Kesamaan dan Perbedaan Pandangan
Baik hukum nasional maupun hukum Islam di Indonesia sama-sama menolak cryptocurrency sebagai alat pembayaran resmi. Keduanya juga membuka ruang untuk memperlakukannya sebagai aset atau komoditas, asalkan memenuhi regulasi negara dan prinsip-prinsip muamalah dalam Islam. Perbedaannya terletak pada dasar pertimbangan: hukum nasional menekankan pada legalitas dan stabilitas moneter, sementara hukum Islam lebih menekankan aspek etika, keadilan, dan kehalalan transaksi.
Kesimpulan
Cryptocurrency telah menjadi bagian dari dinamika baru dalam dunia keuangan. Di Indonesia, penggunaannya sebagai alat tukar dilarang oleh hukum nasional maupun hukum Islam. Namun, sebagai komoditas atau instrumen investasi, cryptocurrency masih memungkinkan untuk digunakan, dengan syarat tertentu.
Bagi umat Islam di era digital, memahami posisi hukum ini sangat penting agar tidak terjebak dalam praktik yang bertentangan dengan syariat maupun hukum negara. Literasi digital dan pemahaman fikih muamalah perlu terus ditingkatkan agar setiap inovasi teknologi bisa dimanfaatkan secara bijak dan halal.

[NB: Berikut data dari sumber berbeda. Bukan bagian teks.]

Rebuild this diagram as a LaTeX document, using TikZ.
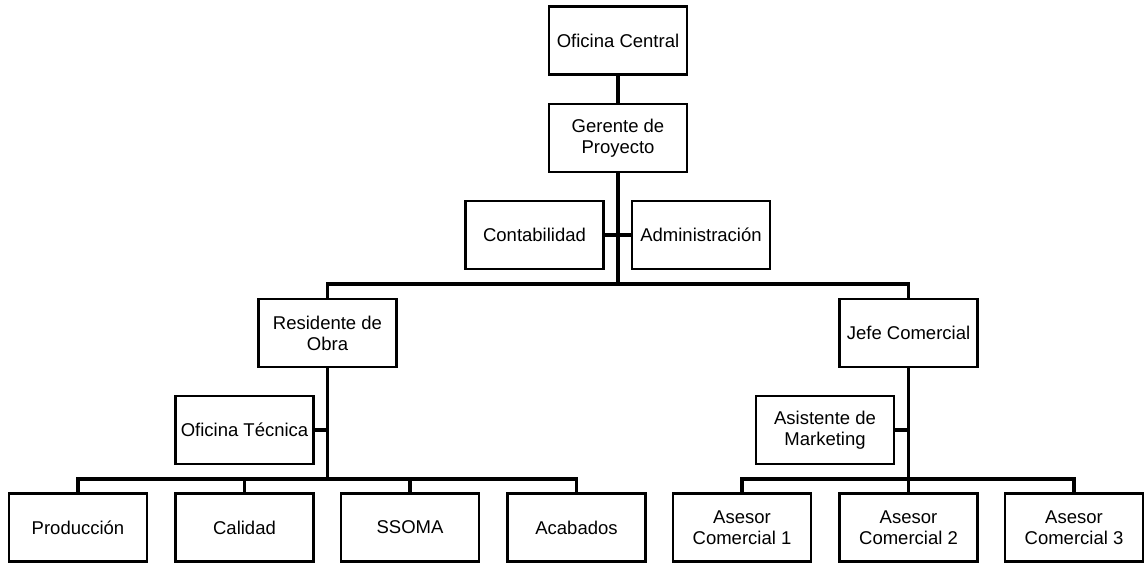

Teknologi adalah alat, bukan tujuan. Maka dalam setiap kemajuan yang terjadi, termasuk cryptocurrency, umat Islam dituntut untuk bijak dalam menyikapinya. Menjaga prinsip halal-haram, menghindari riba dan gharar, serta mematuhi peraturan negara adalah jalan tengah yang bisa diambil agar kita tetap berpegang teguh pada nilai-nilai Islam dalam menghadapi perubahan zaman.